[Data section]

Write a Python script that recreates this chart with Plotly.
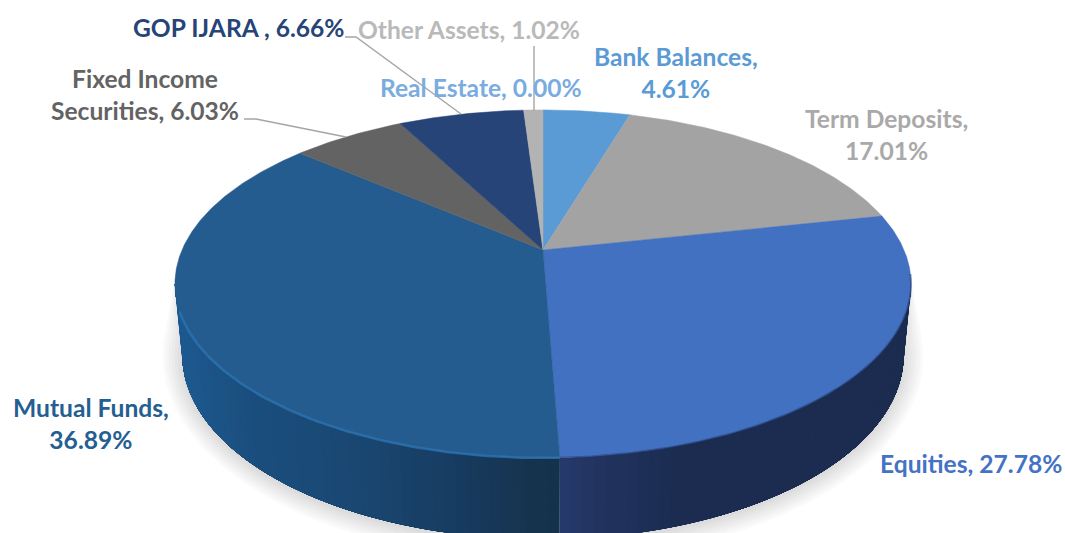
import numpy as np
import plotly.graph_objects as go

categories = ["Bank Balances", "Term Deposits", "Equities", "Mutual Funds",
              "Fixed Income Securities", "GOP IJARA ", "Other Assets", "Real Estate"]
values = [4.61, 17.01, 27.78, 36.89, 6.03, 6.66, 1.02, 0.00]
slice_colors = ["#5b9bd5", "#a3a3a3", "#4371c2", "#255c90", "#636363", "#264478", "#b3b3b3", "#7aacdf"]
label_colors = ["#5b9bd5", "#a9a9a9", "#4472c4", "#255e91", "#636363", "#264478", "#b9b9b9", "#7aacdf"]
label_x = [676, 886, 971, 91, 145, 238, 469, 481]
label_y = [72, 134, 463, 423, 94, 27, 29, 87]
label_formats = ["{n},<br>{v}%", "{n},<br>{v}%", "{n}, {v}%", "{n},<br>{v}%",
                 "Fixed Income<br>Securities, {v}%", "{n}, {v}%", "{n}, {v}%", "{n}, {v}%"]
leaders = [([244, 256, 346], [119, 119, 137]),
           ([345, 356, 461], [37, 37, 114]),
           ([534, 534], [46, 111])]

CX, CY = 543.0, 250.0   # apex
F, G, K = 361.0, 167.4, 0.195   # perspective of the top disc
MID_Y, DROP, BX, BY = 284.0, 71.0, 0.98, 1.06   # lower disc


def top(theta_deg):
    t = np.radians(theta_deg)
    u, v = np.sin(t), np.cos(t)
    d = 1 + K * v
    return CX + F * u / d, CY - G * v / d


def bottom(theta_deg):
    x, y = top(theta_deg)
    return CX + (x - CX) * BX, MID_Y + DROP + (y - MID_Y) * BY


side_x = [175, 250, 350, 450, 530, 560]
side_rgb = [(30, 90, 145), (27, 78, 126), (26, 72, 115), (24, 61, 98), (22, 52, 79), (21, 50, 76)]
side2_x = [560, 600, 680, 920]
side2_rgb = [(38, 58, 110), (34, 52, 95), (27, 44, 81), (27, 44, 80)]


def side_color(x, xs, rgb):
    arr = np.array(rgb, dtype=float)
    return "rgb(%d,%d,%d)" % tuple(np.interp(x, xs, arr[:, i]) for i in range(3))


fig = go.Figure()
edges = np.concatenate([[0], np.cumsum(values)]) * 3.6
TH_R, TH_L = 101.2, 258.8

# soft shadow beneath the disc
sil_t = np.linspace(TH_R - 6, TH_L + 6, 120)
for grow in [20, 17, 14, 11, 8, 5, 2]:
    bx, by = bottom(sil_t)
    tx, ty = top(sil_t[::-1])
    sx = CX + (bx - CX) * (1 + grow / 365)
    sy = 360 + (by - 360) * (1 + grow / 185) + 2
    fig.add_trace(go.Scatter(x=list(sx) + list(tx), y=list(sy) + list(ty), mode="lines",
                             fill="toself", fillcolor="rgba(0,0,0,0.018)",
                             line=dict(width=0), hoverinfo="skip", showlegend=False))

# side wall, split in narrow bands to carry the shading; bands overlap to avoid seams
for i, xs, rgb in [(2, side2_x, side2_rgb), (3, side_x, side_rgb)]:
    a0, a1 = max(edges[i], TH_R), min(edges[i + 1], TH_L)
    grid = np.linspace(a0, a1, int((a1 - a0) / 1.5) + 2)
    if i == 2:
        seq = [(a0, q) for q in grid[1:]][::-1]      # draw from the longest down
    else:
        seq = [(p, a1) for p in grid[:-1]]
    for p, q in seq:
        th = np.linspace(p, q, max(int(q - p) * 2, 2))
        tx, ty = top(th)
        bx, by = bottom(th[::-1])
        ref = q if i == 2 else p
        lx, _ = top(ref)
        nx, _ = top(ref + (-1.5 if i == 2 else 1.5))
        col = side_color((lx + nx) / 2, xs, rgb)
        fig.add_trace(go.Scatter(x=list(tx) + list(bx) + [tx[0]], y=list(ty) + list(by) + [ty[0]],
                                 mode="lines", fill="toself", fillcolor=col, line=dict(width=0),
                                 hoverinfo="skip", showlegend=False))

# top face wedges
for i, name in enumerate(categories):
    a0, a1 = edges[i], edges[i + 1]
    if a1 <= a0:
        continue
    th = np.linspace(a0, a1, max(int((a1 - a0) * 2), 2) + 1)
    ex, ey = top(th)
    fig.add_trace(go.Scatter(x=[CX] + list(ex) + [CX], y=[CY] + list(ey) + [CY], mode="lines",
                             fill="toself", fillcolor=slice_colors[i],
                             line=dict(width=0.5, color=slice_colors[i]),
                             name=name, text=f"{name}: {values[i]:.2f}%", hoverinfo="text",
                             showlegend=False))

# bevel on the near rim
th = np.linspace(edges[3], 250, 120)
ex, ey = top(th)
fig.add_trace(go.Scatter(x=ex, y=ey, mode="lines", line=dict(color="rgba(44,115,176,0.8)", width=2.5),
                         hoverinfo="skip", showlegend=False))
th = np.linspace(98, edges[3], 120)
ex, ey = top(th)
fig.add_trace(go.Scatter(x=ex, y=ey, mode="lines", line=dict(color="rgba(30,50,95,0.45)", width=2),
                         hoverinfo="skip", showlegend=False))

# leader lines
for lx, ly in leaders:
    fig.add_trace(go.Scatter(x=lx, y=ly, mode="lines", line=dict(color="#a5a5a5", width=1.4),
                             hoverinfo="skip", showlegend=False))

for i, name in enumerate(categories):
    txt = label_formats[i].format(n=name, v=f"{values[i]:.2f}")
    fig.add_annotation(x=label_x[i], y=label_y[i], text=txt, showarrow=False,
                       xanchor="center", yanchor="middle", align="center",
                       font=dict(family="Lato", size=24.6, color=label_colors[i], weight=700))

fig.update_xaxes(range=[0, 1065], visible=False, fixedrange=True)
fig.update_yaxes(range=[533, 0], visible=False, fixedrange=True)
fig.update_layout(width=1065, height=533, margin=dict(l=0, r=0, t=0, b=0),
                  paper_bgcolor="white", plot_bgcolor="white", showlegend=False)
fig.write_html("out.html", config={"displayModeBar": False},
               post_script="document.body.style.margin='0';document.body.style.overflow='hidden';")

[Stated problem] Set the data above down again exactly as given, with no pictures.

[Right answer]
Write a Python script that recreates this chart with Plotly.
import numpy as np
import plotly.graph_objects as go

categories = ["Bank Balances", "Term Deposits", "Equities", "Mutual Funds",
              "Fixed Income Securities", "GOP IJARA ", "Other Assets", "Real Estate"]
values = [4.61, 17.01, 27.78, 36.89, 6.03, 6.66, 1.02, 0.00]
slice_colors = ["#5b9bd5", "#a3a3a3", "#4371c2", "#255c90", "#636363", "#264478", "#b3b3b3", "#7aacdf"]
label_colors = ["#5b9bd5", "#a9a9a9", "#4472c4", "#255e91", "#636363", "#264478", "#b9b9b9", "#7aacdf"]
label_x = [676, 886, 971, 91, 145, 238, 469, 481]
label_y = [72, 134, 463, 423, 94, 27, 29, 87]
label_formats = ["{n},<br>{v}%", "{n},<br>{v}%", "{n}, {v}%", "{n},<br>{v}%",
                 "Fixed Income<br>Securities, {v}%", "{n}, {v}%", "{n}, {v}%", "{n}, {v}%"]
leaders = [([244, 256, 346], [119, 119, 137]),
           ([345, 356, 461], [37, 37, 114]),
           ([534, 534], [46, 111])]

CX, CY = 543.0, 250.0   # apex
F, G, K = 361.0, 167.4, 0.195   # perspective of the top disc
MID_Y, DROP, BX, BY = 284.0, 71.0, 0.98, 1.06   # lower disc


def top(theta_deg):
    t = np.radians(theta_deg)
    u, v = np.sin(t), np.cos(t)
    d = 1 + K * v
    return CX + F * u / d, CY - G * v / d


def bottom(theta_deg):
    x, y = top(theta_deg)
    return CX + (x - CX) * BX, MID_Y + DROP + (y - MID_Y) * BY


side_x = [175, 250, 350, 450, 530, 560]
side_rgb = [(30, 90, 145), (27, 78, 126), (26, 72, 115), (24, 61, 98), (22, 52, 79), (21, 50, 76)]
side2_x = [560, 600, 680, 920]
side2_rgb = [(38, 58, 110), (34, 52, 95), (27, 44, 81), (27, 44, 80)]


def side_color(x, xs, rgb):
    arr = np.array(rgb, dtype=float)
    return "rgb(%d,%d,%d)" % tuple(np.interp(x, xs, arr[:, i]) for i in range(3))


fig = go.Figure()
edges = np.concatenate([[0], np.cumsum(values)]) * 3.6
TH_R, TH_L = 101.2, 258.8

# soft shadow beneath the disc
sil_t = np.linspace(TH_R - 6, TH_L + 6, 120)
for grow in [20, 17, 14, 11, 8, 5, 2]:
    bx, by = bottom(sil_t)
    tx, ty = top(sil_t[::-1])
    sx = CX + (bx - CX) * (1 + grow / 365)
    sy = 360 + (by - 360) * (1 + grow / 185) + 2
    fig.add_trace(go.Scatter(x=list(sx) + list(tx), y=list(sy) + list(ty), mode="lines",
                             fill="toself", fillcolor="rgba(0,0,0,0.018)",
                             line=dict(width=0), hoverinfo="skip", showlegend=False))

# side wall, split in narrow bands to carry the shading; bands overlap to avoid seams
for i, xs, rgb in [(2, side2_x, side2_rgb), (3, side_x, side_rgb)]:
    a0, a1 = max(edges[i], TH_R), min(edges[i + 1], TH_L)
    grid = np.linspace(a0, a1, int((a1 - a0) / 1.5) + 2)
    if i == 2:
        seq = [(a0, q) for q in grid[1:]][::-1]      # draw from the longest down
    else:
        seq = [(p, a1) for p in grid[:-1]]
    for p, q in seq:
        th = np.linspace(p, q, max(int(q - p) * 2, 2))
        tx, ty = top(th)
        bx, by = bottom(th[::-1])
        ref = q if i == 2 else p
        lx, _ = top(ref)
        nx, _ = top(ref + (-1.5 if i == 2 else 1.5))
        col = side_color((lx + nx) / 2, xs, rgb)
        fig.add_trace(go.Scatter(x=list(tx) + list(bx) + [tx[0]], y=list(ty) + list(by) + [ty[0]],
                                 mode="lines", fill="toself", fillcolor=col, line=dict(width=0),
                                 hoverinfo="skip", showlegend=False))

# top face wedges
for i, name in enumerate(categories):
    a0, a1 = edges[i], edges[i + 1]
    if a1 <= a0:
        continue
    th = np.linspace(a0, a1, max(int((a1 - a0) * 2), 2) + 1)
    ex, ey = top(th)
    fig.add_trace(go.Scatter(x=[CX] + list(ex) + [CX], y=[CY] + list(ey) + [CY], mode="lines",
                             fill="toself", fillcolor=slice_colors[i],
                             line=dict(width=0.5, color=slice_colors[i]),
                             name=name, text=f"{name}: {values[i]:.2f}%", hoverinfo="text",
                             showlegend=False))

# bevel on the near rim
th = np.linspace(edges[3], 250, 120)
ex, ey = top(th)
fig.add_trace(go.Scatter(x=ex, y=ey, mode="lines", line=dict(color="rgba(44,115,176,0.8)", width=2.5),
                         hoverinfo="skip", showlegend=False))
th = np.linspace(98, edges[3], 120)
ex, ey = top(th)
fig.add_trace(go.Scatter(x=ex, y=ey, mode="lines", line=dict(color="rgba(30,50,95,0.45)", width=2),
                         hoverinfo="skip", showlegend=False))

# leader lines
for lx, ly in leaders:
    fig.add_trace(go.Scatter(x=lx, y=ly, mode="lines", line=dict(color="#a5a5a5", width=1.4),
                             hoverinfo="skip", showlegend=False))

for i, name in enumerate(categories):
    txt = label_formats[i].format(n=name, v=f"{values[i]:.2f}")
    fig.add_annotation(x=label_x[i], y=label_y[i], text=txt, showarrow=False,
                       xanchor="center", yanchor="middle", align="center",
                       font=dict(family="Lato", size=24.6, color=label_colors[i], weight=700))

fig.update_xaxes(range=[0, 1065], visible=False, fixedrange=True)
fig.update_yaxes(range=[533, 0], visible=False, fixedrange=True)
fig.update_layout(width=1065, height=533, margin=dict(l=0, r=0, t=0, b=0),
                  paper_bgcolor="white", plot_bgcolor="white", showlegend=False)
fig.write_html("out.html", config={"displayModeBar": False},
               post_script="document.body.style.margin='0';document.body.style.overflow='hidden';")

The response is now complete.